Forum

"Koszmarna podróż". Pociąg spóźniony 200 minut

- Koszmarna i długa podróż - tak osoby, które wsiadły do pociągu relacji Przemyśl-Szczecin komentowały piątkową jazdę koleją. A ta była wyjątkowo długa. Pociąg do celu dotarł z 200-minutowym opóźnieniem.
Tak, bo najlepiej cieszyć się, że pociąg w ogóle raczył przyjechać. No proszę Cię. Trzeba sobie jasno powiedzieć, kto tu jest dla kogo. Stałeś kiedyś 3.5h w polu? Ja ostatnio drałowałem 2km do Krzyża po torach, bo pociąg ledwo wyjechał z Krzyża, to się popsuł i kierownik pociągu stwierdził, że pieszo przynajmniej zdążymy na następny. A już wtedy miał prawie 2h opóźnienia. Przecież to są jakieś żarty.

A że stary tabor? No trudno - to nie jest wina przeciętnego pasażera. kupując bilet na pociąg chcę dojechać z punktu A do B, a nie sterczeć w polu.

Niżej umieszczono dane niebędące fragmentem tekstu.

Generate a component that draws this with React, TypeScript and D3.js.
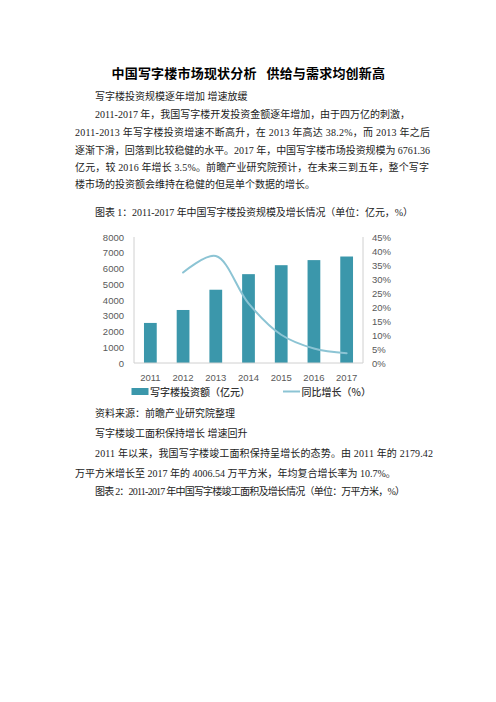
import React from "react";
import * as d3 from "d3";

const years = ["2011", "2012", "2013", "2014", "2015", "2016", "2017"];
const investment = [2544, 3366, 4652, 5641, 6210, 6533, 6761];
const growth = [null, 32.3, 38.2, 21.3, 10.1, 5.2, 3.5];
const leftTicks = [0, 1000, 2000, 3000, 4000, 5000, 6000, 7000, 8000];
const rightTicks = [0, 5, 10, 15, 20, 25, 30, 35, 40, 45];
const legendBar = "写字楼投资额（亿元）";
const legendLine = "同比增长（%）";

const titleParts = ["中国写字楼市场现状分析", "供给与需求均创新高"];
const topLines = [
  { t: "写字楼投资规模逐年增加 增速放缓", x: 95, y: 96.5 },
  { t: "2011-2017 年，我国写字楼开发投资金额逐年增加，由于四万亿的刺激，", x: 95, y: 114.5, w: 315 },
  { t: "2011-2013 年写字楼投资增速不断高升，在 2013 年高达 38.2%，而 2013 年之后", x: 75, y: 132.5, w: 355 },
  { t: "逐渐下滑，回落到比较稳健的水平。2017 年，中国写字楼市场投资规模为 6761.36", x: 75, y: 150, w: 355 },
  { t: "亿元，较 2016 年增长 3.5%。前瞻产业研究院预计，在未来三到五年，整个写字", x: 75, y: 167.5, w: 354 },
  { t: "楼市场的投资额会维持在稳健的但是单个数据的增长。", x: 75, y: 184.5 },
  { t: "图表 1：2011-2017 年中国写字楼投资规模及增长情况（单位：亿元，%）", x: 95, y: 212, w: 318 },
];
const bottomLines = [
  { t: "资料来源：前瞻产业研究院整理", x: 95, y: 413 },
  { t: "写字楼竣工面积保持增长 增速回升", x: 95, y: 433 },
  { t: "2011 年以来，我国写字楼竣工面积保持呈增长的态势。由 2011 年的 2179.42", x: 95, y: 453, w: 338 },
  { t: "万平方米增长至 2017 年的 4006.54 万平方米，年均复合增长率为 10.7%。", x: 75, y: 473 },
  { t: "图表 2：2011-2017 年中国写字楼竣工面积及增长情况（单位：万平方米，%）", x: 95, y: 491, w: 310 },
];

const bodyFont = "'Liberation Serif', 'Noto Sans CJK SC', serif";
const cjkFont = "'Noto Sans CJK SC', sans-serif";
const axisFont = "'Liberation Sans', Arial, sans-serif";
const barColor = "#3b97ab";
const lineColor = "#8cc4d4";
const axisColor = "#d0d0d0";
const tickColor = "#595959";

export default function App() {
  const x = d3
    .scaleBand<string>()
    .domain(years)
    .range([134, 363])
    .paddingInner(0.61)
    .paddingOuter(0.305);
  const yL = d3.scaleLinear().domain([0, 8000]).range([363, 237]);
  const yR = d3.scaleLinear().domain([0, 45]).range([363, 237]);
  const cx = (y: string) => (x(y) ?? 0) + x.bandwidth() / 2;

  const pts = years
    .map((yr, i) => ({ yr, v: growth[i] }))
    .filter((d) => d.v !== null) as { yr: string; v: number }[];
  const linePath =
    d3
      .line<{ yr: string; v: number }>()
      .x((d) => cx(d.yr))
      .y((d) => yR(d.v))
      .curve(d3.curveCatmullRom.alpha(0.5))(pts) || "";

  const renderLine = (l: { t: string; x: number; y: number; w?: number }, i: number) => (
    <text
      key={i}
      x={l.x}
      y={l.y + 3.5}
      fontSize={10}
      fill="#222"
      fontFamily={bodyFont}
      {...(l.w ? { textLength: l.w, lengthAdjust: "spacing" } : {})}
    >
      {l.t}
    </text>
  );

  return (
    <div style={{ position: "absolute", left: 0, top: 0 }}>
      <svg width={496} height={702} style={{ display: "block", background: "#fff" }}>
        <text x={111.5} y={78} fontSize={13} fontWeight="bold" fill="#000" fontFamily={cjkFont}
          textLength={145} lengthAdjust="spacing">
          {titleParts[0]}
        </text>
        <text x={266.5} y={78} fontSize={13} fontWeight="bold" fill="#000" fontFamily={cjkFont}
          textLength={118.5} lengthAdjust="spacing">
          {titleParts[1]}
        </text>
        {topLines.map(renderLine)}

        {/* chart */}
        <g>
          {years.map((yr, i) => (
            <rect
              key={yr}
              x={x(yr)}
              y={yL(investment[i])}
              width={x.bandwidth()}
              height={yL(0) - yL(investment[i])}
              fill={barColor}
            />
          ))}
          <line x1={134} x2={134} y1={237} y2={363} stroke={axisColor} />
          <line x1={363} x2={363} y1={237} y2={363} stroke={axisColor} />
          <line x1={134} x2={363} y1={363} y2={363} stroke={axisColor} />
          <path d={linePath} fill="none" stroke={lineColor} strokeWidth={2} strokeLinecap="round" />
          {leftTicks.map((t) => (
            <text
              key={"l" + t}
              x={124}
              y={yL(t) + 3.5}
              textAnchor="end"
              fontSize={9.5}
              fill={tickColor}
              fontFamily={axisFont}
            >
              {t}
            </text>
          ))}
          {rightTicks.map((t) => (
            <text
              key={"r" + t}
              x={372}
              y={yR(t) + 3.5}
              fontSize={9.5}
              fill={tickColor}
              fontFamily={axisFont}
            >
              {t}%
            </text>
          ))}
          {years.map((yr) => (
            <text
              key={"x" + yr}
              x={cx(yr)}
              y={380.5}
              textAnchor="middle"
              fontSize={9.5}
              fill={tickColor}
              fontFamily={axisFont}
            >
              {yr}
            </text>
          ))}
          <rect x={131.5} y={388} width={17} height={7} fill={barColor} />
          <text x={150} y={395.5} fontSize={10} fill="#333" fontFamily={cjkFont} fontWeight="500">
            {legendBar}
          </text>
          <line x1={283} x2={300} y1={391.5} y2={391.5} stroke={lineColor} strokeWidth={2} />
          <text x={301.5} y={395.5} fontSize={10} fill="#333" fontFamily={cjkFont} fontWeight="500">
            {legendLine}
          </text>
        </g>

        {bottomLines.map(renderLine)}
      </svg>
    </div>
  );
}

Poza tym niektórym może się śpieszyć - nie jeżdżą pociągami tylko po to żeby się przejechać, tylko coś załatwić.

Możliwe że na zachodzie jest to samo, ale to nie jest żadne usprawiedliwienie. To że sąsiad kradnie samochody nie oznacza że ja też mogę - prawda? To tyle.